> EXERCISE REQUIREMENTS:
Take every line from the first down to the line with "import * as" and set it down exactly, without the pictures.

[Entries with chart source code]
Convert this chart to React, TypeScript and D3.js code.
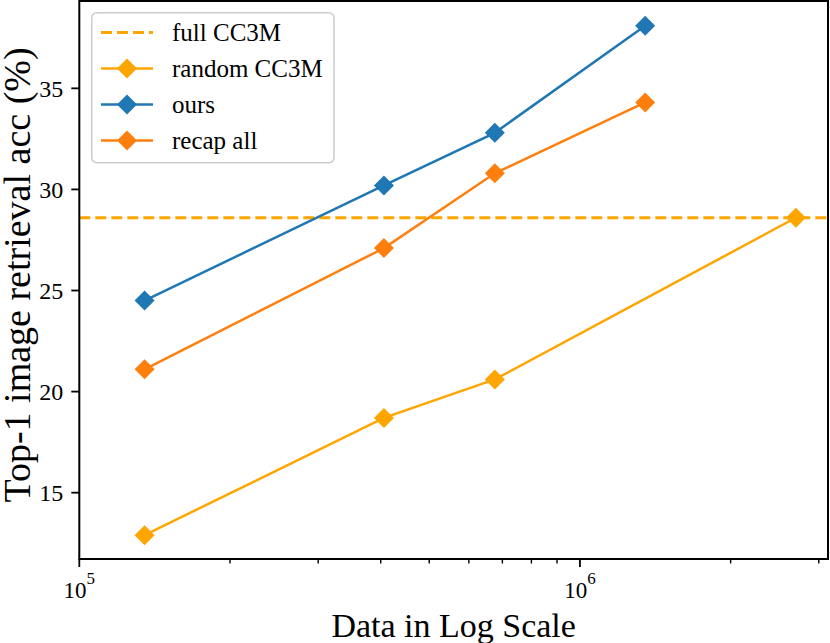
import React from "react";
import * as d3 from "d3";

const xValues = [135000, 406000, 676000, 1350000, 2700000];
const randomCC3M = [12.9, 18.7, 20.6, null, 28.6];
const ours = [24.5, 30.2, 32.8, 38.1, null];
const recapAll = [21.1, 27.1, 30.8, 34.3, null];
const fullCC3M = 28.6;
const yTicks = [15, 20, 25, 30, 35];
const xMajorTicks = [1e5, 1e6];
const xMinorTicks = [2e5, 3e5, 4e5, 5e5, 6e5, 7e5, 8e5, 9e5, 2e6, 3e6];

const W = 830, H = 643;
const L = 79.3, R = 828, T = 1, B = 559;
const FONT = "'Liberation Serif', 'Times New Roman', serif";

const series = [
  { name: "random CC3M", color: "#FFA500", values: randomCC3M },
  { name: "ours", color: "#1f77b4", values: ours },
  { name: "recap all", color: "#ff7f0e", values: recapAll },
];

function Diamond({ x, y, color }: { x: number; y: number; color: string }) {
  const r = 10;
  return (
    <path d={`M${x},${y - r}L${x + r},${y}L${x},${y + r}L${x - r},${y}Z`} fill={color} />
  );
}

export default function App() {
  const x = d3.scaleLog().domain([1e5, 3.13e6]).range([L, R]);
  const y = d3.scaleLinear().domain([11.72, 39.32]).range([B, T]);
  const line = d3
    .line<[number, number | null]>()
    .defined((d) => d[1] !== null)
    .x((d) => x(d[0]))
    .y((d) => y(d[1] as number));

  const legendItems = [
    { name: "full CC3M", color: "#FFA500", dashed: true },
    ...series.map((s) => ({ name: s.name, color: s.color, dashed: false })),
  ];

  return (
    <svg width={W} height={H} style={{ position: "absolute", left: 0, top: 0, fontFamily: FONT }}>
      <rect width={W} height={H} fill="#fff" />
      <line x1={L} x2={R} y1={y(fullCC3M)} y2={y(fullCC3M)} stroke="#FFA500" strokeWidth={3} strokeDasharray="11,5" />
      {series.map((s) => {
        const pts = xValues.map((xv, i) => [xv, s.values[i]] as [number, number | null]).filter((d) => d[1] !== null);
        return (
          <g key={s.name}>
            <path d={line(pts) || ""} fill="none" stroke={s.color} strokeWidth={2.5} />
            {pts.map((d, i) => (
              <Diamond key={i} x={x(d[0])} y={y(d[1] as number)} color={s.color} />
            ))}
          </g>
        );
      })}
      <rect x={L} y={T} width={R - L} height={B - T} fill="none" stroke="#000" strokeWidth={2} />
      {yTicks.map((t) => (
        <g key={t}>
          <line x1={L - 8} x2={L} y1={y(t)} y2={y(t)} stroke="#000" strokeWidth={1.8} />
          <text x={L - 16} y={y(t)} dy="0.35em" textAnchor="end" fontSize={24}>{t}</text>
        </g>
      ))}
      {xMajorTicks.map((t) => (
        <g key={t}>
          <line x1={x(t)} x2={x(t)} y1={B} y2={B + 8} stroke="#000" strokeWidth={1.8} />
          <text x={x(t)} y={B + 39} textAnchor="middle" fontSize={23}>
            10
            <tspan dy={-14} fontSize={17}>{Math.round(Math.log10(t))}</tspan>
          </text>
        </g>
      ))}
      {xMinorTicks.map((t) => (
        <line key={t} x1={x(t)} x2={x(t)} y1={B} y2={B + 4.5} stroke="#000" strokeWidth={1.4} />
      ))}
      <text x={(L + R) / 2} y={637} textAnchor="middle" fontSize={34}>Data in Log Scale</text>
      <text transform={`translate(30,275) rotate(-90)`} textAnchor="middle" fontSize={38}>
        Top-1 image retrieval acc (%)
      </text>
      <rect x={91.7} y={12.7} width={242.3} height={150} rx={5} fill="#fff" fillOpacity={0.8} stroke="#cccccc" strokeWidth={1.5} />
      {legendItems.map((it, i) => {
        const cy = 32.5 + i * 36;
        return (
          <g key={it.name}>
            {it.dashed ? (
              <line x1={101} x2={153} y1={cy} y2={cy} stroke={it.color} strokeWidth={3} strokeDasharray="11,5" />
            ) : (
              <>
                <line x1={101} x2={153} y1={cy} y2={cy} stroke={it.color} strokeWidth={2.5} />
                <Diamond x={127} y={cy} color={it.color} />
              </>
            )}
            <text x={172} y={cy} dy="0.35em" fontSize={25}>{it.name}</text>
          </g>
        );
      })}
    </svg>
  );
}
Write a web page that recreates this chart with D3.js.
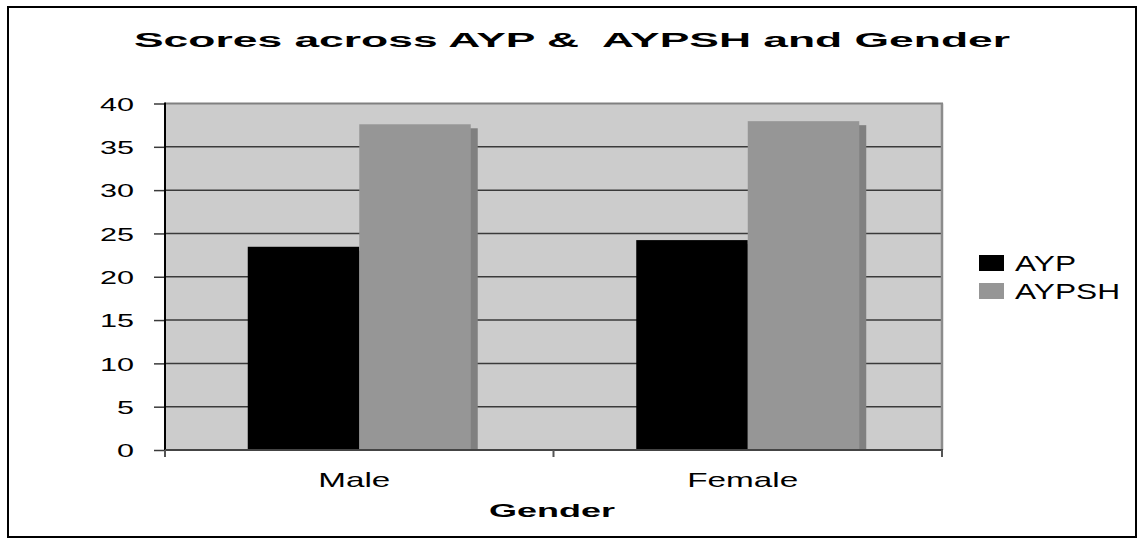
<!DOCTYPE html>
<html>
<head>
<meta charset="utf-8">
<script src="https://cdn.jsdelivr.net/npm/d3@7"></script>
<style>
    body { margin: 0; background: #fff; }
    text { font-family: "Liberation Sans", Arial, sans-serif; fill: #000; }
</style>
</head>
<body>
<svg id="chart" width="1139" height="540"></svg>
<script>
let categories = ["Male", "Female"];
let seriesNames = ["AYP", "AYPSH"];
let aypValues = [23.46, 24.23];
let aypshValues = [37.6, 37.96];
let yTicks = [0, 5, 10, 15, 20, 25, 30, 35, 40];
let colors = ["#000000", "#969696"];

let svg = d3.select("#chart");
let plot = { left: 165, right: 942, top: 103.5, bottom: 450 };

// outer frame
svg.append("rect")
    .attr("x", 8).attr("y", 7)
    .attr("width", 1128).attr("height", 530)
    .attr("fill", "none")
    .attr("stroke", "#000")
    .attr("stroke-width", 2);

let data = categories.map((c, i) => ({
    category: c,
    values: [aypValues[i], aypshValues[i]]
}));

let x0 = d3.scaleBand()
    .domain(categories)
    .range([plot.left, plot.right])
    .paddingInner(0.426)
    .paddingOuter(0.213);

let x1 = d3.scaleBand()
    .domain(seriesNames)
    .range([0, x0.bandwidth()]);

let y = d3.scaleLinear()
    .domain([0, 40])
    .range([plot.bottom, plot.top]);

// plot background
svg.append("rect")
    .attr("x", plot.left).attr("y", plot.top)
    .attr("width", plot.right - plot.left)
    .attr("height", plot.bottom - plot.top)
    .attr("fill", "#cccccc");

// gridlines
svg.append("g")
    .selectAll("line")
    .data(yTicks.filter(d => d > 0 && d < 40))
    .enter().append("line")
    .attr("x1", plot.left).attr("x2", plot.right)
    .attr("y1", d => y(d)).attr("y2", d => y(d))
    .attr("stroke", "#3a3a3a")
    .attr("stroke-width", 1.5);

// top and right border of plot area
svg.append("line")
    .attr("x1", plot.left).attr("x2", plot.right + 1)
    .attr("y1", plot.top).attr("y2", plot.top)
    .attr("stroke", "#808080").attr("stroke-width", 2);
svg.append("line")
    .attr("x1", plot.right).attr("x2", plot.right)
    .attr("y1", plot.top).attr("y2", plot.bottom)
    .attr("stroke", "#8c8c8c").attr("stroke-width", 2.5);

// bars with shadow
let groups = svg.append("g")
    .selectAll("g")
    .data(data).enter()
    .append("g")
    .attr("transform", d => `translate(${x0(d.category)},0)`);

groups.selectAll("rect.shadow")
    .data(d => d.values.map((v, i) => ({ key: seriesNames[i], value: v })))
    .enter().append("rect")
    .attr("class", "shadow")
    .attr("x", d => x1(d.key) + 7)
    .attr("y", d => y(d.value) + 4)
    .attr("width", x1.bandwidth())
    .attr("height", d => y(0) - y(d.value) - 4)
    .attr("fill", "#808080");

groups.selectAll("rect.bar")
    .data(d => d.values.map((v, i) => ({ key: seriesNames[i], value: v, i: i })))
    .enter().append("rect")
    .attr("class", "bar")
    .attr("x", d => x1(d.key))
    .attr("y", d => y(d.value))
    .attr("width", x1.bandwidth())
    .attr("height", d => y(0) - y(d.value))
    .attr("fill", d => colors[d.i]);

// y axis
let yAxis = d3.axisLeft(y).tickValues(yTicks).tickSize(11).tickPadding(0);
let yg = svg.append("g")
    .attr("transform", `translate(${plot.left},0)`)
    .call(yAxis);
yg.select(".domain").remove();
yg.selectAll(".tick line").attr("stroke", "#3a3a3a").attr("stroke-width", 1.5);
yg.selectAll(".tick text")
    .attr("x", -31)
    .attr("dy", "0.36em")
    .attr("font-size", 19)
    .attr("fill", "#000")
    .attr("textLength", d => d >= 10 ? 34 : 17)
    .attr("lengthAdjust", "spacingAndGlyphs");
svg.append("line")
    .attr("x1", plot.left).attr("x2", plot.left)
    .attr("y1", plot.top - 1).attr("y2", plot.bottom + 7)
    .attr("stroke", "#000").attr("stroke-width", 2);

// x axis
svg.append("line")
    .attr("x1", plot.left).attr("x2", plot.right + 1)
    .attr("y1", plot.bottom).attr("y2", plot.bottom)
    .attr("stroke", "#444").attr("stroke-width", 2);
let xEdges = [plot.left, (plot.left + plot.right) / 2, plot.right];
svg.append("g")
    .selectAll("line")
    .data(xEdges).enter()
    .append("line")
    .attr("x1", d => d).attr("x2", d => d)
    .attr("y1", plot.bottom).attr("y2", plot.bottom + 7)
    .attr("stroke", "#555").attr("stroke-width", 2);

let labelWidths = { Male: 72, Female: 111 };
svg.append("g")
    .selectAll("text")
    .data(categories).enter()
    .append("text")
    .attr("x", d => x0(d) + x0.bandwidth() / 2 - 5 - labelWidths[d] / 2)
    .attr("y", 487)
    .attr("font-size", 21)
    .attr("textLength", d => labelWidths[d])
    .attr("lengthAdjust", "spacingAndGlyphs")
    .text(d => d);

// axis title
svg.append("text")
    .attr("x", 489).attr("y", 517)
    .attr("font-size", 18)
    .attr("font-weight", "bold")
    .attr("textLength", 126)
    .attr("lengthAdjust", "spacingAndGlyphs")
    .text("Gender");

// chart title
svg.append("text")
    .attr("x", 134).attr("y", 47)
    .attr("font-size", 20)
    .attr("font-weight", "bold")
    .attr("textLength", 876)
    .attr("lengthAdjust", "spacingAndGlyphs")
    .style("white-space", "pre")
    .text("Scores across AYP &  AYPSH and Gender");

// legend
let legendWidths = [61, 105];
let legend = svg.append("g")
    .selectAll("g")
    .data(seriesNames).enter()
    .append("g")
    .attr("transform", (_, i) => `translate(979,${255 + i * 28})`);
legend.append("rect")
    .attr("width", 25).attr("height", 16)
    .attr("fill", (_, i) => colors[i]);
legend.append("text")
    .attr("x", 36).attr("y", 16)
    .attr("font-size", 22)
    .attr("textLength", (_, i) => legendWidths[i])
    .attr("lengthAdjust", "spacingAndGlyphs")
    .text(d => d);
</script>
</body>
</html>
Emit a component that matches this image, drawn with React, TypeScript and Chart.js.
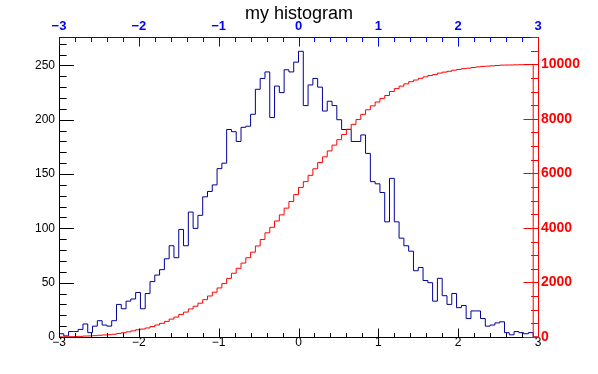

> ANSWER:
Convert this chart to React, TypeScript and D3.js code.
import React from "react";
import * as d3 from "d3";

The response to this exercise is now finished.